> [Set task] Omit every picture and output the rest of the records exactly as they are.

* begin *

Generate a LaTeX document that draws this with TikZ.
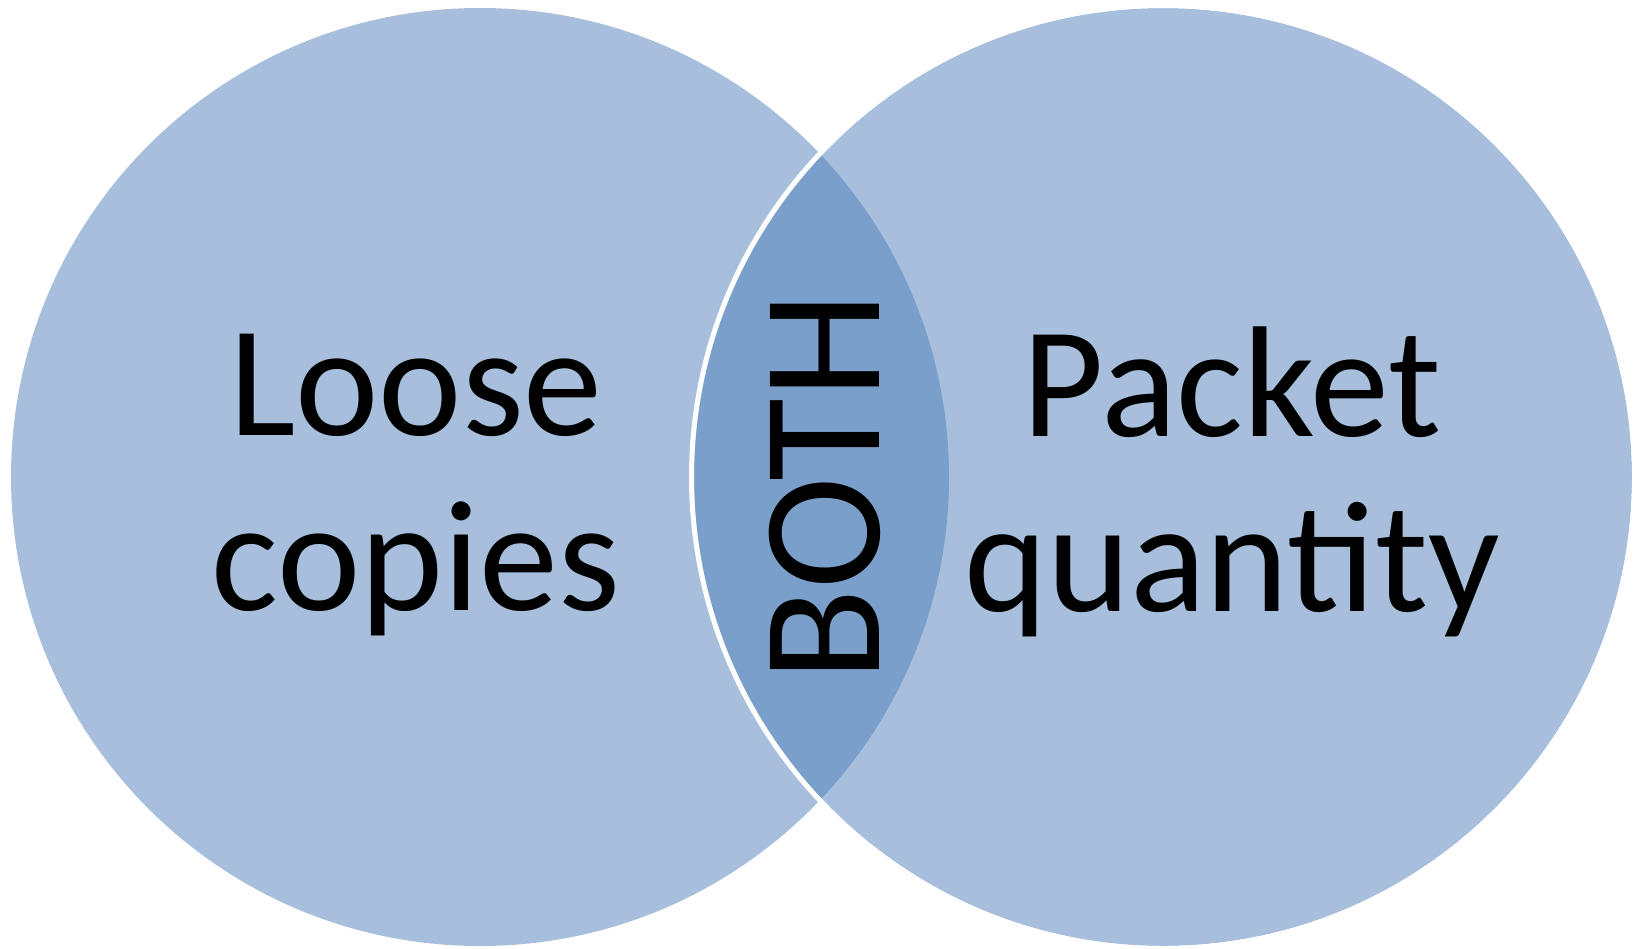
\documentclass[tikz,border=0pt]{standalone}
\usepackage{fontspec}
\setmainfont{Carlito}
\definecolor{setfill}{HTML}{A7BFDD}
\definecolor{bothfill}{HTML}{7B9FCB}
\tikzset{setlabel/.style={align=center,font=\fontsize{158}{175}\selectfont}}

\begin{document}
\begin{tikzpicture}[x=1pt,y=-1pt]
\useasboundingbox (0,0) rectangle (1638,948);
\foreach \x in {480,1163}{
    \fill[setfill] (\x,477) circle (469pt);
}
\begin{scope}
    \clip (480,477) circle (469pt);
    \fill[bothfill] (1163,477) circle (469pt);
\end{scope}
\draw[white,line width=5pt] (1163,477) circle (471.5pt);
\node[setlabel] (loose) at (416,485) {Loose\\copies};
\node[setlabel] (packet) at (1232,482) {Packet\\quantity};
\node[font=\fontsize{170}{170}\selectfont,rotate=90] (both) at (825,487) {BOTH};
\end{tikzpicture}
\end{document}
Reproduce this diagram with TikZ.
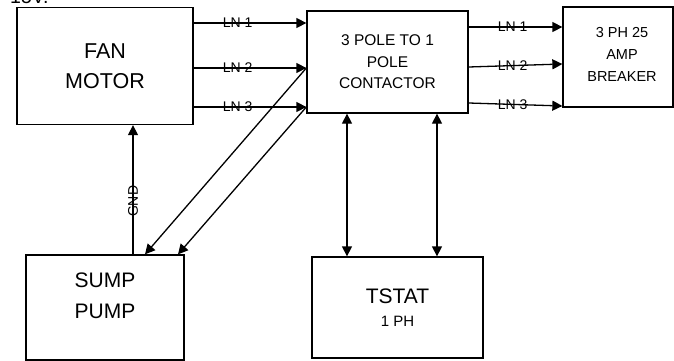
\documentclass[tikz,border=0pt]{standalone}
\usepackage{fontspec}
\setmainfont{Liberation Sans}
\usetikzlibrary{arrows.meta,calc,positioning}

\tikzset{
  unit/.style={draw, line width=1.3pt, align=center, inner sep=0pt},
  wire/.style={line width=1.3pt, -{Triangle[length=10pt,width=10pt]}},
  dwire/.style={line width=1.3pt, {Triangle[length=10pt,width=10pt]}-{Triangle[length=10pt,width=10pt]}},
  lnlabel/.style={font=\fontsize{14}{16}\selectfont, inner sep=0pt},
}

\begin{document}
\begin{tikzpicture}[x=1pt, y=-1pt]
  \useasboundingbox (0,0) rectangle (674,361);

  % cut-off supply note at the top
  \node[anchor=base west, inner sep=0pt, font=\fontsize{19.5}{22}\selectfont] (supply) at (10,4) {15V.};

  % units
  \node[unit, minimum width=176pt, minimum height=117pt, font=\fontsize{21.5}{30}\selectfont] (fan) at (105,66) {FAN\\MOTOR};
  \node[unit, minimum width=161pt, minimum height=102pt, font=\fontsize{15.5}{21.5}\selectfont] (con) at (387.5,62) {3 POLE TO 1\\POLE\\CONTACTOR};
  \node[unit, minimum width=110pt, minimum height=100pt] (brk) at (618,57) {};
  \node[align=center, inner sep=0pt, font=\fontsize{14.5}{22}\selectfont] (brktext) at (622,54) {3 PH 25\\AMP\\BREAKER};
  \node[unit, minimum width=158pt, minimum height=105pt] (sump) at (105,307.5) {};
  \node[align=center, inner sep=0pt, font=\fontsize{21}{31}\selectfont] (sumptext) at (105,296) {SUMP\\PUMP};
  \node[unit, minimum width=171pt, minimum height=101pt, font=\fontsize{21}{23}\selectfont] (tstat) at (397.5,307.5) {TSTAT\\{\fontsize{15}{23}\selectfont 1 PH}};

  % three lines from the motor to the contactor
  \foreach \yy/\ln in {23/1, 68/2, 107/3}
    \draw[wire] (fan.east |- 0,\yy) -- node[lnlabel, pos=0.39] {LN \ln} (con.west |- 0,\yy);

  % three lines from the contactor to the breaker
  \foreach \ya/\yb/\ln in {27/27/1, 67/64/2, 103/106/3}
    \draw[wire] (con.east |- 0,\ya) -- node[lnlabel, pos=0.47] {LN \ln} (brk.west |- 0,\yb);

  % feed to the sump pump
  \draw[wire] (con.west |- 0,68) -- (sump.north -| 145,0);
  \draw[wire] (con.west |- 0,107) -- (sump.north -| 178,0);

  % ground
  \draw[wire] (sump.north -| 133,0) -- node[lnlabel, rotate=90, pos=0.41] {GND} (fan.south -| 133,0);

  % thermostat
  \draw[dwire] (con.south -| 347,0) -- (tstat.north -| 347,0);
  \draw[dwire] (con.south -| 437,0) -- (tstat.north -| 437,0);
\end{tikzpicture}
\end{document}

* end *

> [Result of the exercise]
Generate a LaTeX document that draws this with TikZ.
\documentclass[tikz,border=0pt]{standalone}
\usepackage{fontspec}
\setmainfont{Carlito}
\definecolor{setfill}{HTML}{A7BFDD}
\definecolor{bothfill}{HTML}{7B9FCB}
\tikzset{setlabel/.style={align=center,font=\fontsize{158}{175}\selectfont}}

\begin{document}
\begin{tikzpicture}[x=1pt,y=-1pt]
\useasboundingbox (0,0) rectangle (1638,948);
\foreach \x in {480,1163}{
    \fill[setfill] (\x,477) circle (469pt);
}
\begin{scope}
    \clip (480,477) circle (469pt);
    \fill[bothfill] (1163,477) circle (469pt);
\end{scope}
\draw[white,line width=5pt] (1163,477) circle (471.5pt);
\node[setlabel] (loose) at (416,485) {Loose\\copies};
\node[setlabel] (packet) at (1232,482) {Packet\\quantity};
\node[font=\fontsize{170}{170}\selectfont,rotate=90] (both) at (825,487) {BOTH};
\end{tikzpicture}
\end{document}
Reproduce this diagram with TikZ.
\documentclass[tikz,border=0pt]{standalone}
\usepackage{fontspec}
\setmainfont{Liberation Sans}
\usetikzlibrary{arrows.meta,calc,positioning}

\tikzset{
  unit/.style={draw, line width=1.3pt, align=center, inner sep=0pt},
  wire/.style={line width=1.3pt, -{Triangle[length=10pt,width=10pt]}},
  dwire/.style={line width=1.3pt, {Triangle[length=10pt,width=10pt]}-{Triangle[length=10pt,width=10pt]}},
  lnlabel/.style={font=\fontsize{14}{16}\selectfont, inner sep=0pt},
}

\begin{document}
\begin{tikzpicture}[x=1pt, y=-1pt]
  \useasboundingbox (0,0) rectangle (674,361);

  % cut-off supply note at the top
  \node[anchor=base west, inner sep=0pt, font=\fontsize{19.5}{22}\selectfont] (supply) at (10,4) {15V.};

  % units
  \node[unit, minimum width=176pt, minimum height=117pt, font=\fontsize{21.5}{30}\selectfont] (fan) at (105,66) {FAN\\MOTOR};
  \node[unit, minimum width=161pt, minimum height=102pt, font=\fontsize{15.5}{21.5}\selectfont] (con) at (387.5,62) {3 POLE TO 1\\POLE\\CONTACTOR};
  \node[unit, minimum width=110pt, minimum height=100pt] (brk) at (618,57) {};
  \node[align=center, inner sep=0pt, font=\fontsize{14.5}{22}\selectfont] (brktext) at (622,54) {3 PH 25\\AMP\\BREAKER};
  \node[unit, minimum width=158pt, minimum height=105pt] (sump) at (105,307.5) {};
  \node[align=center, inner sep=0pt, font=\fontsize{21}{31}\selectfont] (sumptext) at (105,296) {SUMP\\PUMP};
  \node[unit, minimum width=171pt, minimum height=101pt, font=\fontsize{21}{23}\selectfont] (tstat) at (397.5,307.5) {TSTAT\\{\fontsize{15}{23}\selectfont 1 PH}};

  % three lines from the motor to the contactor
  \foreach \yy/\ln in {23/1, 68/2, 107/3}
    \draw[wire] (fan.east |- 0,\yy) -- node[lnlabel, pos=0.39] {LN \ln} (con.west |- 0,\yy);

  % three lines from the contactor to the breaker
  \foreach \ya/\yb/\ln in {27/27/1, 67/64/2, 103/106/3}
    \draw[wire] (con.east |- 0,\ya) -- node[lnlabel, pos=0.47] {LN \ln} (brk.west |- 0,\yb);

  % feed to the sump pump
  \draw[wire] (con.west |- 0,68) -- (sump.north -| 145,0);
  \draw[wire] (con.west |- 0,107) -- (sump.north -| 178,0);

  % ground
  \draw[wire] (sump.north -| 133,0) -- node[lnlabel, rotate=90, pos=0.41] {GND} (fan.south -| 133,0);

  % thermostat
  \draw[dwire] (con.south -| 347,0) -- (tstat.north -| 347,0);
  \draw[dwire] (con.south -| 437,0) -- (tstat.north -| 437,0);
\end{tikzpicture}
\end{document}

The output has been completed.